# Viability at different points limits



## Azzaphox (Jul 13, 2012)

Apologies if this is covered elsewhere.

Is there a lot of harm in making lists at 1000pts?
I am tyring ot run smaller battles more often and get a stronger feel for the rules an applying them consistently.
So, havign a smaller force means you can churn through a battle in less time perhaps.
But, does it make the force composition fatally flawed to run a smaller size?

Obviously taking a top level wizard becomes relatively a much bigger proportion of your total, but are there any other side effects?
Also obviously it means you have your cores and then fewer additional items.


----------



## olderplayer (Dec 11, 2009)

Smaller battles can often be fun and instructive and provide a change of pace. Some people play on a 4' by 4' table when playing at only 1000 points. That being said, some armies struggle at 1000 points because of the costs of their key characters and primary units and inability to take the combos of magic items that make their armies competitive. Other armies have advantages due to cheaper characters and more flexbility units.


----------



## kain1989 (Dec 1, 2009)

generally at lower points, armies that have cheap characters, and cheap troops are slightly better. 1000 points of goblins can have several lords, while you're lucky to have 1 lord and 1 hero in a Warriors of chaos army.


----------



## Tim/Steve (Jan 25, 2009)

Small games tend to focus on the basic core infantry as every army needs to fill core and those that have good core excell... the other big impact units are the sort of monsters/monstrous cav that can dominate armies with no way to stop them (HPA and mournfang are pretty much the nastiest things).


----------



## KarnalBloodfist (Jan 30, 2010)

I tend to play the majority of my games below the 2K mark; most 1500pts or less even.

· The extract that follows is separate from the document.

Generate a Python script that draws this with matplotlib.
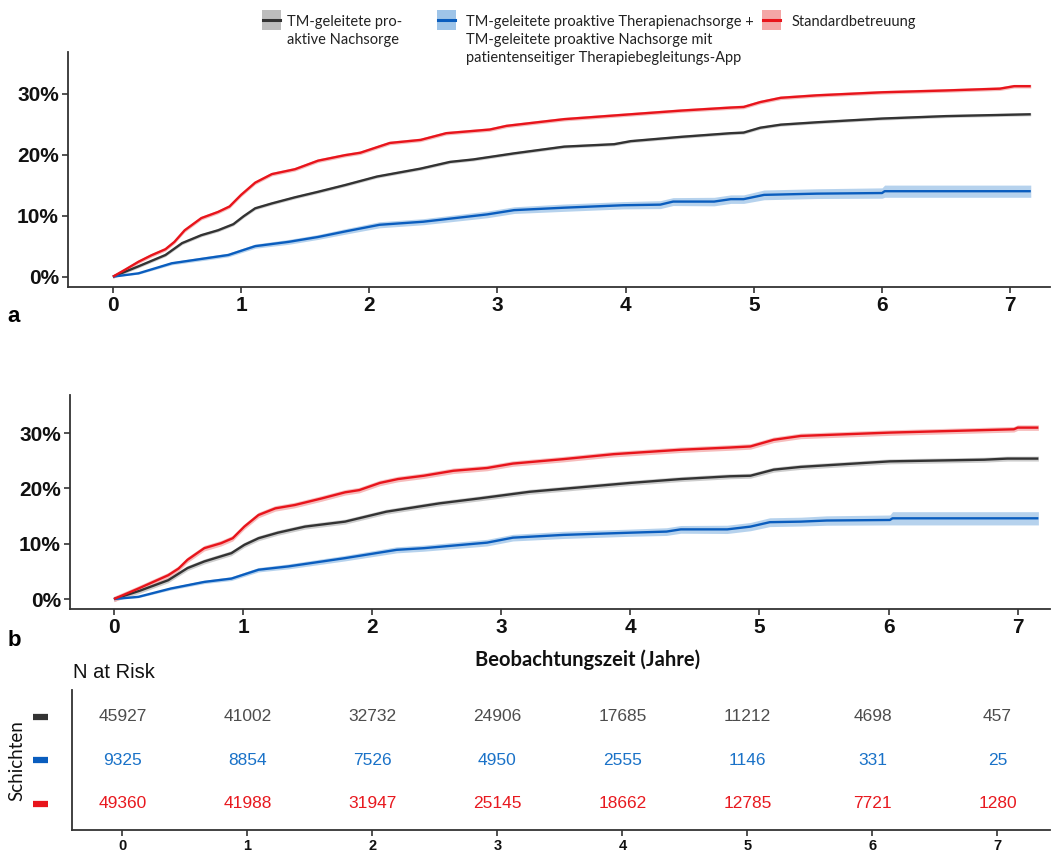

At 1000pts, you don't have a lot of room for error. You either go w/ 1 large unit (2 if you have cheaper troops) and some support or you go for "7th Ed Lite" where you have 3 or 4 medium sized units. Again, that all depends the army. And I actually have a really good example! Hooray me! Ahem ...
I played a 1000pt game a few months back that was Daemons vs Dwarfs. Here was my list:
Herald of Tzeentch w/ Master of Sorcery - Beasts
Herald of Slaanesh
30 Daemonettes w/ full command, banner of ecstasy
3 bases of Nurglings
4 Flamers
2 x 1 Fineds

Approximate Dwarf list:
Thane general w/ stuff
Thane w/ stuff
15 Warriors
15 Warriors
10 Quarrelers
xx Ironbreakers
Grudge Thrower w/ runes

My list utilized the "one big unit" approach while the Dwarf player used the MMU style of play.

You sort of have to pick what you want to concentrate on in smaller games. Are you going to sit back and shoot a lot or are you going to get down and dirty in HtH? Are you going to have a character that's going to come in and beat face or are you going to use the winds of magic to wreak havoc? If you try to go a little bit in all phases, you may end up w/ an army that really isn't that great in any phase of the game.

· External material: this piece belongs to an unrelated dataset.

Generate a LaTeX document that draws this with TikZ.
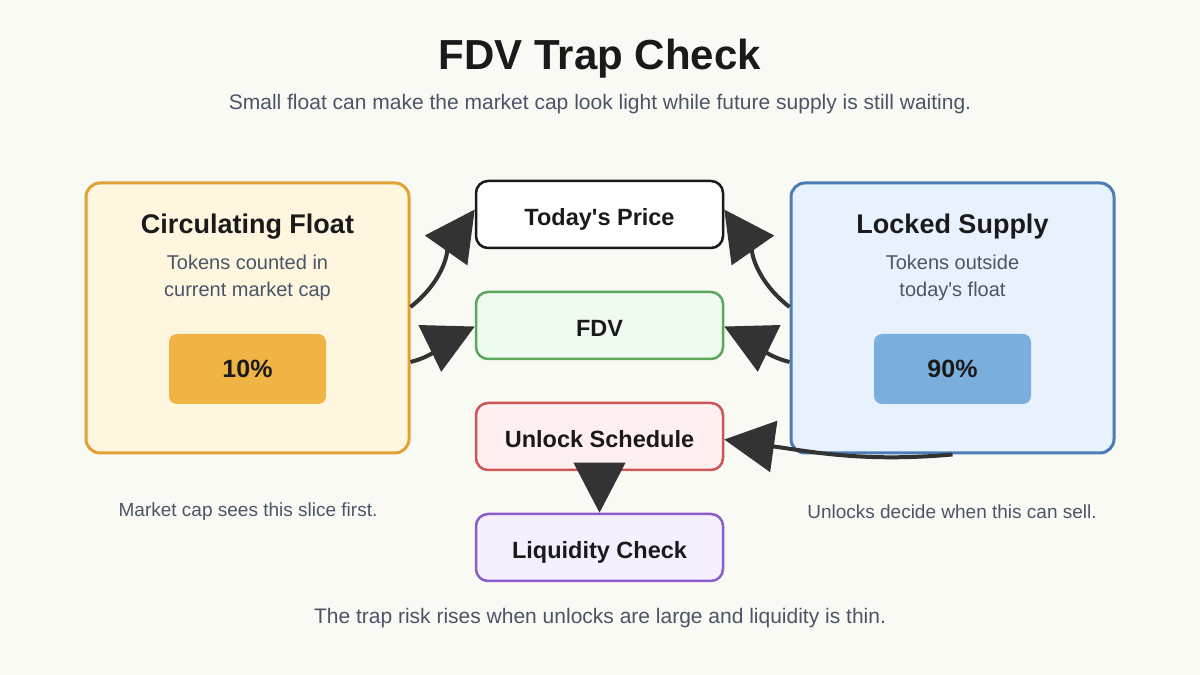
\documentclass[tikz,border=0pt]{standalone}
\usepackage{fontspec}
\setmainfont{Liberation Sans}[Ligatures=TeXOff]
\usetikzlibrary{arrows.meta}
\definecolor{bg}{HTML}{FAFAF5}
\definecolor{ink}{HTML}{1A1A1A}
\definecolor{muted}{HTML}{4A5568}
\definecolor{arr}{HTML}{333333}
\definecolor{lfill}{HTML}{FFF6E0}
\definecolor{ldraw}{HTML}{E0A235}
\definecolor{lchip}{HTML}{F0B444}
\definecolor{rfill}{HTML}{E8F2FE}
\definecolor{rdraw}{HTML}{4A7DB5}
\definecolor{rchip}{HTML}{7AAEDD}
\definecolor{gfill}{HTML}{F0FBF0}
\definecolor{gdraw}{HTML}{5BA85B}
\definecolor{pfill}{HTML}{FEF0F0}
\definecolor{pdraw}{HTML}{CC5555}
\definecolor{vfill}{HTML}{F6F0FE}
\definecolor{vdraw}{HTML}{8A5CCC}
\begin{document}
\begin{tikzpicture}[x=1pt,y=1pt,
  bigbox/.style={rounded corners=14pt,line width=3pt,minimum width=323pt,minimum height=270pt,inner sep=0pt},
  chip/.style={rounded corners=8pt,minimum width=157pt,minimum height=70pt,inner sep=0pt,font=\fontsize{25}{29}\selectfont\bfseries,text=ink},
  midbox/.style={rounded corners=12pt,line width=2.5pt,minimum width=247pt,minimum height=67pt,inner sep=0pt,text height=22pt,text depth=0pt,font=\fontsize{23.5}{27}\selectfont\bfseries,text=ink},
  boxtitle/.style={font=\fontsize{27}{31}\selectfont\bfseries,text=ink},
  desc/.style={font=\fontsize{20}{27}\selectfont,text=muted,align=center},
  caption/.style={font=\fontsize{19}{22}\selectfont,text=muted},
  conn/.style={draw=arr,line width=4pt,-{Triangle[length=50pt,width=51pt]},arr}
]
\fill[bg] (0,0) rectangle (1200,675);
\useasboundingbox (0,0) rectangle (1200,675);

\node[font=\fontsize{42}{48}\selectfont\bfseries,text=ink] (title) at (600,616) {FDV Trap Check};
\node[font=\fontsize{21}{25}\selectfont,text=muted] (sub) at (600,571) {Small float can make the market cap look light while future supply is still waiting.};

% left box
\node[bigbox,fill=lfill,draw=ldraw] (circ) at (247.5,357) {};
\node[boxtitle] (circt) at (247.5,448) {Circulating Float};
\node[desc] (circd) at (247.5,397.5) {Tokens counted in\\current market cap};
\node[chip,fill=lchip] (circc) at (247.5,306) {10\%};

% right box
\node[bigbox,fill=rfill,draw=rdraw] (lock) at (952.5,357) {};
\node[boxtitle] (lockt) at (952.5,448) {Locked Supply};
\node[desc] (lockd) at (952.5,397.5) {Tokens outside\\today's float};
\node[chip,fill=rchip] (lockc) at (952.5,306) {90\%};

% middle boxes
\node[midbox,fill=white,draw=ink] (price) at (599.5,460.5) {Today's Price};
\node[midbox,fill=gfill,draw=gdraw] (fdv) at (599.5,349.5) {FDV};
\node[midbox,fill=pfill,draw=pdraw] (unlock) at (599.5,238.5) {Unlock Schedule};
\node[midbox,fill=vfill,draw=vdraw] (liq) at (599.5,127.5) {Liquidity Check};

% captions
\node[caption] (capl) at (248,163) {Market cap sees this slice first.};
\node[caption] (capr) at (952,163) {Unlocks decide when this can sell.};
\node[font=\fontsize{21}{25}\selectfont,text=muted] (bottom) at (600,57) {The trap risk rises when unlocks are large and liquidity is thin.};

% connectors
\draw[conn] ([yshift=11pt]circ.east) to[out=38,in=235] ([yshift=5pt]price.west);
\draw[conn] ([yshift=-44pt]circ.east) to[out=14,in=206] ([yshift=-1pt]fdv.west);
\draw[conn] ([yshift=11pt]lock.west) to[out=142,in=305] ([yshift=5pt]price.east);
\draw[conn] ([yshift=-44pt]lock.west) to[out=166,in=334] ([yshift=-1pt]fdv.east);
\draw[conn] (lock.south) to[out=185,in=352] ([yshift=-3pt]unlock.east);
\draw[conn] (unlock.south) -- (liq.north);
\end{tikzpicture}
\end{document}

Magic users tend to be game breakers in small games, especially if you get a lord level caster. If you're going to be playing a one-off game as a learning game, it may be a good idea to set up some ground rules like: 
•no lord level casters
•no more than one magic user
•x% in missile troops and/or war machines
•only x points in magic items for the army (or maybe even no magic items allowed)

Beyond learning games, experiment. Here's a list I used w/ my VC recently:
Lvl 2 Vampire w/ heavy armor, enchanted shield, gold sigil sword, talisman of endurance, Dark Accolyte
30 Skeletons w/ full command and spears
31 Zombies w/ standard and musician
2 x 5 Dire Wolves
4 Crypt Horrors
2 x 1 Spirit Host
Varghulf

Not optimal but it got the job done. 2 blocks for combat, fast beasts in case I had to hunt war machines or other chaff, support units in crypt horrors and varghulf, and some annoyance units in the spirit hosts.

I know Adepticon ran a 1k tournament this past spring. I don't know if it's a permanent fixture of the event but I think it'd be a fun tourney. It allows new players to get a decent size force painted up and to play some game against different opponents while it allows the more experienced players to challenge their tactical acumen.


----------